Gabriel spricht dann voller Pathos, aber mit genug Witz, damit es nicht allzu sehr trieft. Es habe ihn stolz gemacht, sagt er, siebeneinhalb Jahre lang die Partei anzuführen. Und ja, es sei ihm schwergefallen, auch den Parteivorsitz abzugeben. Er wünsche Schulz mehr als siebeneinhalb Jahre, sagt Gabriel, und "viel Spaß, den Sack Flöhe zusammenzuhalten".

Gabriel ist am Mittwoch nicht Außenminister und Realpolitiker, sondern Sigmar, Kandidat für Salzgitter, Wolfenbüttel und Goslar. Der Sigmar habe mit seinem Rückschritt das Richtige getan, für sich und für die Partei, sagt ein Kreistagsabgeordneter, roter Schal, SPD-Pin am Revers, Bier in der Hand. Der Sigmar würde sich auch um Radwege kümmern und zum Schützenfrühstück kommen, sagt ein anderer. Ohne den Sigmar und seinen Einsatz für das VW-Werk hätten viele hier keine Arbeit, sagt eine Jungsozialistin. Gabriel nennt die SPD die "Industrie-Partei Deutschlands". Er preist Bodenständigkeit als größte Stärke der Sozialdemokratie und nennt "Heimat" einen "modernen Begriff". Schulz nickt und applaudiert.

Gabriel und Schulz, eine Männerfreundschaft

Wenn etwas haften bleibt von diesem Abend, dann ist es auch die Geschichte des früheren Bundestagsabgeordneten Wilhelm Schmidt, der von einer Begegnung mit Gabriel im September erzählt. Als sie in dessen Büro gemeinsam auf die Ergebnisse der Berlin-Wahl warteten, habe Gabriel überlegt, nicht mehr für den Wahlkreis zu kandidieren, hinzuschmeißen. Doch was haften bleiben soll, ist natürlich etwas anderes. Keine Zweifel, sondern die klare Antwort auf die Frage, warum Gabriel nicht selbst Kanzlerkandidat geworden ist: "Ich bin saufroh", ruft er. Saufroh, dass Martin Schulz gerade SPD-Wähler erreiche, die er nie erreicht hat. Und dass die SPD durch seine Entscheidung wieder Chancen auf einen Wahlsieg hat.
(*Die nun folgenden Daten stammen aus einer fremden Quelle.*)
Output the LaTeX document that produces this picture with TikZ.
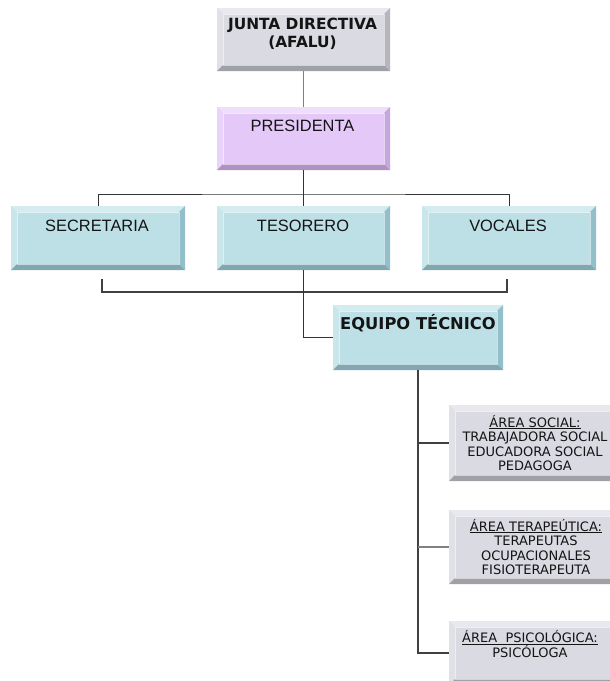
\documentclass[tikz,border=0pt]{standalone}
\usepackage{fontspec}
\newfontfamily\libsans{Liberation Sans}
\newfontfamily\dvsans{DejaVu Sans}
\definecolor{gface}{HTML}{DADAE2}
\definecolor{gtop}{HTML}{E8E8EE}
\definecolor{gleft}{HTML}{E0E0E7}
\definecolor{gdark}{HTML}{B6B6BE}
\definecolor{lface}{HTML}{E4C9F8}
\definecolor{ltop}{HTML}{EEDDFB}
\definecolor{lleft}{HTML}{E9D3FA}
\definecolor{ldark}{HTML}{C6A6DE}
\definecolor{bface}{HTML}{BDE0E6}
\definecolor{btop}{HTML}{D4ECF0}
\definecolor{bleft}{HTML}{C9E6EB}
\definecolor{bdark}{HTML}{92BFCA}
\definecolor{txt}{HTML}{141414}
\begin{document}
\begin{tikzpicture}[x=1pt,y=-1pt,
  bevelbox/.style n args={4}{draw=none, fill=#1, inner sep=0pt, outer sep=0pt,
    path picture={
      \fill[#2] (path picture bounding box.north west) -- (path picture bounding box.north east)
        -- ([shift={(-6pt,-6pt)}]path picture bounding box.north east)
        -- ([shift={(6pt,-6pt)}]path picture bounding box.north west) -- cycle;
      \fill[#3] (path picture bounding box.north west) -- ([shift={(6pt,-6pt)}]path picture bounding box.north west)
        -- ([shift={(6pt,6pt)}]path picture bounding box.south west)
        -- (path picture bounding box.south west) -- cycle;
      \fill[#4] (path picture bounding box.north east) -- (path picture bounding box.south east)
        -- ([shift={(-6pt,6pt)}]path picture bounding box.south east)
        -- ([shift={(-6pt,-6pt)}]path picture bounding box.north east) -- cycle;
      \fill[#4!88!black] (path picture bounding box.south west) -- (path picture bounding box.south east)
        -- ([shift={(-6pt,6pt)}]path picture bounding box.south east)
        -- ([shift={(6pt,6pt)}]path picture bounding box.south west) -- cycle;
      \draw[white, opacity=0.55, line width=0.7pt]
        ([shift={(6pt,-6pt)}]path picture bounding box.north west) rectangle
        ([shift={(-6pt,6pt)}]path picture bounding box.south east);
    }},
  graybox/.style={bevelbox={gface}{gtop}{gleft}{gdark}},
  lilacbox/.style={bevelbox={lface}{ltop}{lleft}{ldark}},
  bluebox/.style={bevelbox={bface}{btop}{bleft}{bdark}},
  bigtxt/.style={font=\libsans\fontsize{16.4}{19}\selectfont, text=txt, anchor=base, inner sep=0pt},
  boldtxt/.style={font=\dvsans\bfseries\fontsize{15.4}{18}\selectfont, text=txt, align=center, inner sep=0pt},
  areatxt/.style={font=\dvsans\fontsize{13}{14.6}\selectfont, text=txt, align=center, inner sep=0pt},
  conn/.style={draw=black!80, line width=1pt},
  lightconn/.style={draw=black!50, line width=1pt},
  thickconn/.style={draw=black!75, line width=1.6pt}
]
\useasboundingbox (0,0) rectangle (610,681);
\fill[white] (0,0) rectangle (610,681);

% boxes
\node[graybox, minimum width=173pt, minimum height=63pt] (junta) at (303.5,39.5) {};
\node[lilacbox, minimum width=173pt, minimum height=63pt] (pres) at (303.5,138.5) {};
\node[bluebox, minimum width=174pt, minimum height=64pt] (sec) at (98,238) {};
\node[bluebox, minimum width=173pt, minimum height=64pt] (tes) at (303.5,238) {};
\node[bluebox, minimum width=174pt, minimum height=64pt] (voc) at (509,238) {};
\node[bluebox, minimum width=170pt, minimum height=65pt] (eq) at (418,337.5) {};
\node[graybox, minimum width=171pt, minimum height=76pt] (soc) at (534.5,443) {};
\node[graybox, minimum width=171pt, minimum height=74pt] (ter) at (534.5,547) {};
\node[graybox, minimum width=171pt, minimum height=64pt] (psi) at (534.5,653) {};

% texts
\node[boldtxt] (juntat) at (302.5,33.5) {JUNTA DIRECTIVA\\(AFALU)};
\node[bigtxt] (prest) at (302.5,131) {PRESIDENTA};
\node[bigtxt] (sect) at (97,231) {SECRETARIA};
\node[bigtxt] (test) at (303,231) {TESORERO};
\node[bigtxt] (voct) at (508,231) {VOCALES};
\node[boldtxt, anchor=base, font=\dvsans\bfseries\fontsize{16.3}{18}\selectfont] (eqt) at (418,329) {EQUIPO TÉCNICO};
\node[areatxt] (soct) at (535,443) {\underline{ÁREA SOCIAL:}\\TRABAJADORA SOCIAL\\EDUCADORA SOCIAL\\PEDAGOGA};
\node[areatxt] (tert) at (536,547) {\underline{ÁREA TERAPEÚTICA:}\\TERAPEUTAS\\OCUPACIONALES\\FISIOTERAPEUTA};
\node[areatxt] (psit) at (530,644) {\underline{ÁREA\ \ PSICOLÓGICA:}\\PSICÓLOGA};

% connectors
\coordinate (bar) at (303.5,194);
\coordinate (bl0) at (102,279);
\coordinate (bl) at (102,292);
\coordinate (br) at (507,292);
\coordinate (br0) at (507,279);
\draw[lightconn] (junta.south) -- (pres.north);
\draw[conn] (pres.south) -- (tes.north);
\draw[conn] (sec.north) |- (bar) -| (voc.north);
\draw[thickconn] (bl0) -- (bl) -- (br) -- (br0);
\draw[conn] (tes.south) |- (eq.west);
\draw[thickconn] (eq.south) -- (eq.south |- psi.west) -- (psi.west);
\draw[thickconn] (eq.south |- soc.west) -- (soc.west);
\draw[lightconn, line width=1.6pt] (eq.south |- ter.west) -- (ter.west);
\end{tikzpicture}
\end{document}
Gabriel und Schulz, eine Männerfreundschaft. Für alle, die es immer noch nicht verstanden haben, fallen sich die beiden auf der Bühne um den Hals, als hätten sie Jahre darauf gewartet. Als hätte das Ankündigungsplakat für Jürgen Drews draußen vor der Halle etwas mit der SPD zu tun. Dort steht: "Es war alles am besten".